Rivian: Another Solid Production Ramp Momentum
Summary:
- Rivian’s production ramp remains intact, as management outperformed Wall Street’s adjusted EBITDA estimates.
- We believe management has continued to demonstrate its ability to navigate its previous production challenges well, supported by a backlog into 2024.
- We discuss why the post-earnings surge has likely reflected its near-term upside.
- Waiting for a deeper pullback could offer an improved reward/risk profile in the current macro conditions.
- Revise from Speculative Buy to Hold.
Thesis
Rivian Automotive, Inc. (NASDAQ:RIVN) demonstrated robust momentum in its Q3 earnings release, highlighting that the EV maker’s production ramp is solid, despite ongoing supply disruptions. In addition, its pre-order backlog also offers clear visibility into 2024, as the company started its second shift to meet its full-year guidance.
As such, the company highlighted in its earnings commentary that it was confident in meeting its 25K production guidance while keeping its adjusted EBITDA outlook intact.
The company also showcased its focus on its path to profitability as it outperformed the Street’s profitability projections, leveraging its fixed costs leverage.
We noted in our previous article that Rivian had continued to perform well, lifting its production prowess to meet its backlog. However, the market has remained tentative over its negative profitability, as sellers brutally forced intense selling against buyers at critical resistance zones.
Hence, we deduce that the market remains tentative over the company’s execution, even though management emphasized it was confident that its cash flow runway was sufficient to meet its targets through 2025.
Our analysis suggests that RIVN is unlikely to be re-rated materially in the near term. While the post-earnings buying surge could have taken out some bears, RIVN’s critical resistance zone remains at its August highs.
Hence, we urge investors to wait for a deep pullback for RIVN to consolidate constructively before assessing the opportunity to add exposure.
Revising from Speculative Buy to Hold for now.
RIVN: Production Is On Track For a Strong Q4 Cadence
Management reiterated its FY22 production outlook of 25K, as Rivian updated 15K of production as of Q3. Therefore, its guidance implies 10K of production in Q4, up nearly 36% QoQ.
We believe management’s confidence emanated from the successful start of its second shift on its facility, as it articulated:
So we’re going through that ramp now. It is going well. The first shift continues to make improvements. We’re very much focused not just on the ramp, but also on operational efficiencies and cost efficiencies, many of which come implicitly just through achieving higher output of the plant and leveraging more of our fixed costs more efficiently across more volume. But we’re very much focused on fully ramping the second shift and going into 2023 strong. (Rivian FQ3’22 earnings call)

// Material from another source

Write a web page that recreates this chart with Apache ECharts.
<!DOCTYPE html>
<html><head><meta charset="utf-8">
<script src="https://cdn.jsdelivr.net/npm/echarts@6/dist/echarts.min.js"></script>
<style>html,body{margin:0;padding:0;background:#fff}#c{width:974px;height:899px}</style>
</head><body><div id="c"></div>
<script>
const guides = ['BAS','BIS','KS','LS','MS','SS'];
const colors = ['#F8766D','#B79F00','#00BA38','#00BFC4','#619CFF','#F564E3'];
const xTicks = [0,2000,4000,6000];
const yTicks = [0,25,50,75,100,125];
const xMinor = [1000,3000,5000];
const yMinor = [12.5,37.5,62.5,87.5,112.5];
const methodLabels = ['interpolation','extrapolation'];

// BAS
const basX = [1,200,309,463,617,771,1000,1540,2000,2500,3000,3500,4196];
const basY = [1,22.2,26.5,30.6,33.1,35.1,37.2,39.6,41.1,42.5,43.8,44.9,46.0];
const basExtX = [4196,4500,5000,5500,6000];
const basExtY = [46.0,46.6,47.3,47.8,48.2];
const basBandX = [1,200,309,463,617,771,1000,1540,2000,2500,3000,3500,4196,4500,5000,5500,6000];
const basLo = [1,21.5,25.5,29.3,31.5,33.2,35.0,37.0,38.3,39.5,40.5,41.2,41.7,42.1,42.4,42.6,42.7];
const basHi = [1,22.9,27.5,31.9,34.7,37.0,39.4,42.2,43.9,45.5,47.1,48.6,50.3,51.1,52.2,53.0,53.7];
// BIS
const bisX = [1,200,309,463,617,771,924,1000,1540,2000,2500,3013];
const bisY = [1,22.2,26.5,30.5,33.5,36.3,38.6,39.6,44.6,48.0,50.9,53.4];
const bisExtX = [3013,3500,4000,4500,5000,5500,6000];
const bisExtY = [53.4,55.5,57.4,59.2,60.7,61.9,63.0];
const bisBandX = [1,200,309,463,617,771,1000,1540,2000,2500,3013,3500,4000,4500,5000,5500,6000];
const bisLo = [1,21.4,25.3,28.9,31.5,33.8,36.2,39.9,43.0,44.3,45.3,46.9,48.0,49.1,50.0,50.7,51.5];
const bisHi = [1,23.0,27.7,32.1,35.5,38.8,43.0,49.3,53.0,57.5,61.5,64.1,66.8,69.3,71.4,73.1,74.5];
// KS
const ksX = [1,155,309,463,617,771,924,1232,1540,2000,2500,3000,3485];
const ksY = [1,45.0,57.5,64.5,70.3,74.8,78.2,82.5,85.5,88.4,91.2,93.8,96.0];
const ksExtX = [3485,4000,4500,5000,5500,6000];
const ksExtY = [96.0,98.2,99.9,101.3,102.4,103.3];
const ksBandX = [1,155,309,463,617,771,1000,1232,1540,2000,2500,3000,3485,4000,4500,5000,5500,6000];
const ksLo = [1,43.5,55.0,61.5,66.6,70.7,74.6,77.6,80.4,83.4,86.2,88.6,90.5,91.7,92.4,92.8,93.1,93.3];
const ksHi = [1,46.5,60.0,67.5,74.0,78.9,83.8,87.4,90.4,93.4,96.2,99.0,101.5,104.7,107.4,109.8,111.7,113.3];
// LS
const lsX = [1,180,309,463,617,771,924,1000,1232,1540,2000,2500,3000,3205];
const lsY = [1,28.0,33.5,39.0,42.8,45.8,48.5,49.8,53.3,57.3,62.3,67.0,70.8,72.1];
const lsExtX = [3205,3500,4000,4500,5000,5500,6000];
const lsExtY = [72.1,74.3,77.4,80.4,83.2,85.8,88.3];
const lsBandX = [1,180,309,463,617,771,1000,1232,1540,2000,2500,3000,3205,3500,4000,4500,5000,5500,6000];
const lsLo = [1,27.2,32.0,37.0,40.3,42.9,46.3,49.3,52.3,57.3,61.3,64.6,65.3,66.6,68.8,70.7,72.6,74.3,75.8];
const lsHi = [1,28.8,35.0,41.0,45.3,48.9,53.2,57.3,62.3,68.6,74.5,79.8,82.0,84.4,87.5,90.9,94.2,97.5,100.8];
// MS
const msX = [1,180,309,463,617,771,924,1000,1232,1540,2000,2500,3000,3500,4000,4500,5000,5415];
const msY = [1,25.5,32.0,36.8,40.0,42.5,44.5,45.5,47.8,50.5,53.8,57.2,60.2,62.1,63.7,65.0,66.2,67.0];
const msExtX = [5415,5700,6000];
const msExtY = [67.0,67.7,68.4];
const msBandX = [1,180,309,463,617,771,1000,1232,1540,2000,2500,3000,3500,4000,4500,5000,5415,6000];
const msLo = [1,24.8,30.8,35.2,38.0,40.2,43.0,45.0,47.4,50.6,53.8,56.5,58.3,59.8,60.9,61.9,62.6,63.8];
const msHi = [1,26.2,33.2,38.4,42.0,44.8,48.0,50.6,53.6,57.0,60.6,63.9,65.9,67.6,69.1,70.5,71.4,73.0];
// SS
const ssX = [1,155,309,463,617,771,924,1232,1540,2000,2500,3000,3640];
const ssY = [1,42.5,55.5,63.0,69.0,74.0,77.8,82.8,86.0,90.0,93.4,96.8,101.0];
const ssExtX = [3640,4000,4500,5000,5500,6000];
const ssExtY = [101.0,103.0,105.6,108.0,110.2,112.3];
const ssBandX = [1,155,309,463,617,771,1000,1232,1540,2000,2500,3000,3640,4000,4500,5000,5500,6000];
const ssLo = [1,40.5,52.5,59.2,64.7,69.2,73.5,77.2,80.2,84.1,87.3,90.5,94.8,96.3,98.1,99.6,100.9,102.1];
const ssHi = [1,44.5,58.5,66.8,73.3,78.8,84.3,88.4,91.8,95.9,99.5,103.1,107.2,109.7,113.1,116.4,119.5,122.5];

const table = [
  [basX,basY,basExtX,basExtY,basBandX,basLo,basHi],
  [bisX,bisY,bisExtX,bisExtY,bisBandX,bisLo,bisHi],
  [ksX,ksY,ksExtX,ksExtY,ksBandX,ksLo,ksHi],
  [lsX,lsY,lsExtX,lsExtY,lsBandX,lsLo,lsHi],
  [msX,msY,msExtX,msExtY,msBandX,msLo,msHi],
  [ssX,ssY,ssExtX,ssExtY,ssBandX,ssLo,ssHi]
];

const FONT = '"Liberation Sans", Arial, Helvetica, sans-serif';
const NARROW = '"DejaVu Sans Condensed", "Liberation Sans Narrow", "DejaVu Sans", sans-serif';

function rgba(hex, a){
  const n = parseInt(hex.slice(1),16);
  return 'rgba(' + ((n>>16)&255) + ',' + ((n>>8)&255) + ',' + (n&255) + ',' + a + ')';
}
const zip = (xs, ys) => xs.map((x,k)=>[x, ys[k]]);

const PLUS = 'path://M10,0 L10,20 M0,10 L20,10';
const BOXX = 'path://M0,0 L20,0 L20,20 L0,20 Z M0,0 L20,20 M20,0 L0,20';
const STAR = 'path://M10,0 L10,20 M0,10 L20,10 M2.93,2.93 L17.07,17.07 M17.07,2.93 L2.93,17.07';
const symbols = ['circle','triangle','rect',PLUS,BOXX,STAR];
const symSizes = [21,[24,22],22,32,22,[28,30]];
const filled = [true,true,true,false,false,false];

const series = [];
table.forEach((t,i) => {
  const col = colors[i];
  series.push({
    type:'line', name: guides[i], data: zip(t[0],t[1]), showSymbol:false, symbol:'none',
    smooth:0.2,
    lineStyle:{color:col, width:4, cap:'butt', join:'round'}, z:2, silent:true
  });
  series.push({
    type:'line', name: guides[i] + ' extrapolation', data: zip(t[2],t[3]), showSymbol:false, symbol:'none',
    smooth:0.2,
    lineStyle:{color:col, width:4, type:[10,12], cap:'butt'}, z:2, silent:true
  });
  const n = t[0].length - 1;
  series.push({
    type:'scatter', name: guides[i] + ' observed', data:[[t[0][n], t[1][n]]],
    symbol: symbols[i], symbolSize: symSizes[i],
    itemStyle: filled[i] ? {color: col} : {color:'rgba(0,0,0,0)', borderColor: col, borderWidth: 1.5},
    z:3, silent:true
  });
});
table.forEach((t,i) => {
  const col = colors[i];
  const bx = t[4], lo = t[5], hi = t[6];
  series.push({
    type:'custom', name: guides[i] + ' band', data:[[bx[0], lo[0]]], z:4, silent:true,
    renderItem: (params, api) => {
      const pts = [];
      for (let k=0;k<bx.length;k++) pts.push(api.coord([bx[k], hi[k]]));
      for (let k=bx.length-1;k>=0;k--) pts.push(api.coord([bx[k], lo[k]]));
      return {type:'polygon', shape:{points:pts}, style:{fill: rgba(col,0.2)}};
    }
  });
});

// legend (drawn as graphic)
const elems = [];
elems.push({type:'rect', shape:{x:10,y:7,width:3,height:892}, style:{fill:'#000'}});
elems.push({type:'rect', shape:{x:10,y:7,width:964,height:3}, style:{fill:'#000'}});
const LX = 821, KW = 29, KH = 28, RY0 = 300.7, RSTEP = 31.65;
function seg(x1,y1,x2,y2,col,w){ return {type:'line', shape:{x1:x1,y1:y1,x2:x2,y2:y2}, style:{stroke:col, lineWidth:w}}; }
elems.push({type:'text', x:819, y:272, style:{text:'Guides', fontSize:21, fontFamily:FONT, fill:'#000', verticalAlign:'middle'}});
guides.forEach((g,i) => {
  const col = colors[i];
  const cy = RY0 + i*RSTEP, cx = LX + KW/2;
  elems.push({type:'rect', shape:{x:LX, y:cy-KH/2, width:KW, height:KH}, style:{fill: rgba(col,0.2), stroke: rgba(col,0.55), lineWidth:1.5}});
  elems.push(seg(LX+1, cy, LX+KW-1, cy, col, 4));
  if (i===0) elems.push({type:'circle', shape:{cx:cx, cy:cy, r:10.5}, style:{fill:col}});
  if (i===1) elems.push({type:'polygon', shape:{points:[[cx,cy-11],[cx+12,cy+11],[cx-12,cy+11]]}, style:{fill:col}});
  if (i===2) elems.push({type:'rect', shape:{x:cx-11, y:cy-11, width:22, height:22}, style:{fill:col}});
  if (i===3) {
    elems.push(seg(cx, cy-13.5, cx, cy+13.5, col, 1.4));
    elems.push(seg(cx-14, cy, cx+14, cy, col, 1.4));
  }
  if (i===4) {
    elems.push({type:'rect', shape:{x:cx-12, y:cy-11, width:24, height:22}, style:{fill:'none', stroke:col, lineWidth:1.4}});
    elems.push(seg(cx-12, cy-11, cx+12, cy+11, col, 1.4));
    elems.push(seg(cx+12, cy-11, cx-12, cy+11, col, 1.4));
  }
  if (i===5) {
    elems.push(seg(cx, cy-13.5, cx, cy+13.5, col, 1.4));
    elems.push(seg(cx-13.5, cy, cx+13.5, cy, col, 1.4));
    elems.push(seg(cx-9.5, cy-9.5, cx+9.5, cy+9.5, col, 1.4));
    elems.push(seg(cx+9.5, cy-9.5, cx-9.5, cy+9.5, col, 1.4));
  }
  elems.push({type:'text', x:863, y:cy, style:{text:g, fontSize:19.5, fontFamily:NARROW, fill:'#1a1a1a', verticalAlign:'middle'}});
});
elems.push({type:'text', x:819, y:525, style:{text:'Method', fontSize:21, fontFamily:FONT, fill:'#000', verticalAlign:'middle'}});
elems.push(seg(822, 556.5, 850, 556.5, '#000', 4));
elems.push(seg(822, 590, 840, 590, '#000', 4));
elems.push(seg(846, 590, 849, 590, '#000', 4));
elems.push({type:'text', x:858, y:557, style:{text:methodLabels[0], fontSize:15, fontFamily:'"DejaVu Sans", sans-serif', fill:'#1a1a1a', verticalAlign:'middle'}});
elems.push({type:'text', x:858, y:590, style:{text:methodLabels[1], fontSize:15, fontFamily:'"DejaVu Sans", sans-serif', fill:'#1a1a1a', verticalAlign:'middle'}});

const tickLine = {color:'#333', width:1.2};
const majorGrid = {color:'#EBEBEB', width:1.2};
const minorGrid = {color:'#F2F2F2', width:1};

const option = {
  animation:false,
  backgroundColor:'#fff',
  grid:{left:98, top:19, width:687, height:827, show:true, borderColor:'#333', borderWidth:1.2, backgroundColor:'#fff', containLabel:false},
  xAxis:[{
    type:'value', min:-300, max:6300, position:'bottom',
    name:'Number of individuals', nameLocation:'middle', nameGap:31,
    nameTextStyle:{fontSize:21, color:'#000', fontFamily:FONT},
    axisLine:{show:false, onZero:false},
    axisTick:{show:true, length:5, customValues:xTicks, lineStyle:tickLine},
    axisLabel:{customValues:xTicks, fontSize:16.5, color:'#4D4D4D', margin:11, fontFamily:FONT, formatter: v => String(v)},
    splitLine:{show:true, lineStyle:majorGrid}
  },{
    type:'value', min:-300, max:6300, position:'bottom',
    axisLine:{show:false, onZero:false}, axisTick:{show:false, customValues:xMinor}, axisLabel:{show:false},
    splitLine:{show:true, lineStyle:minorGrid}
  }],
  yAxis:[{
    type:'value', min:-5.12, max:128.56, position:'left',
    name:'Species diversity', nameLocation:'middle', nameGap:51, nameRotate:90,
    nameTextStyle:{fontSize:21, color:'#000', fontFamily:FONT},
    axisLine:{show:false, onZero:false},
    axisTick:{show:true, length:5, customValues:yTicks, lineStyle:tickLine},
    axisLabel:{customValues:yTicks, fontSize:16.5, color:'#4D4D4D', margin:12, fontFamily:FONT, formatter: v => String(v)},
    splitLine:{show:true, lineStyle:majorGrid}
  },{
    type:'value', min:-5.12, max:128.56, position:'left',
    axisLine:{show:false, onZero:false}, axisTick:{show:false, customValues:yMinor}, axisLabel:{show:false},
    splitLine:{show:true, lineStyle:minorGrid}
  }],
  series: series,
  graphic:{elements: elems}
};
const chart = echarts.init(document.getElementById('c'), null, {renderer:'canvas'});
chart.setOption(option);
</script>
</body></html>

We believe that management’s attention on ramping production while keeping a close eye on achieving higher efficiencies is critical to its path to profitability.
Hence, that was demonstrated in Rivian outperforming its Q3 profitability estimates, as it benefited from higher volume against its fixed costs base. Accordingly, Rivian delivered an adjusted EBITDA of -$1.31B (Vs. -$1.41B consensus).
As a result, we believe the company’s ability to meet its FY22 adjusted EBITDA guidance of -$5.45B (Vs. -$5.49 consensus) has been bolstered, as the Street was still tentative in its previous projections.
Is RIVN Stock A Buy, Sell, Or Hold?
Management has demonstrated its ability to execute well for the second consecutive quarter while keeping a close eye on achieving its long-term profitability targets.
As such, the post-earnings spike has likely reflected its near-term upside, even though Wall Street has yet to revise its projections (as the market is forward-looking).
As seen above, buyers failed to push the stock above its August highs resolutely in its rally from its September lows. Hence, we postulate that its critical resistance level of $40 could continue to attract intense selling pressure, given the decisive rejection of further buying upside from that level.
As such, we believe a deeper pullback is necessary to help provide investors with an improved reward/risk profile to bet on Rivian’s execution risks.
The post-earnings surge could see RIVN open today’s session around the $30 zone. While it proffers more than 30% upside (to $40) from that level, we urge investors to apply a significant buffer as RIVN has seen robust selling pressure recently below its August/September highs.
Hence, we believe a potential re-test of its July lows could offer investors vital clues on the market’s directional bias. Also, a successful re-test should provide a much-improved reward/risk upside from those levels.
Revising from Speculative Buy to Hold for now.
Disclosure: I/we have no stock, option or similar derivative position in any of the companies mentioned, and no plans to initiate any such positions within the next 72 hours. I wrote this article myself, and it expresses my own opinions. I am not receiving compensation for it (other than from Seeking Alpha). I have no business relationship with any company whose stock is mentioned in this article.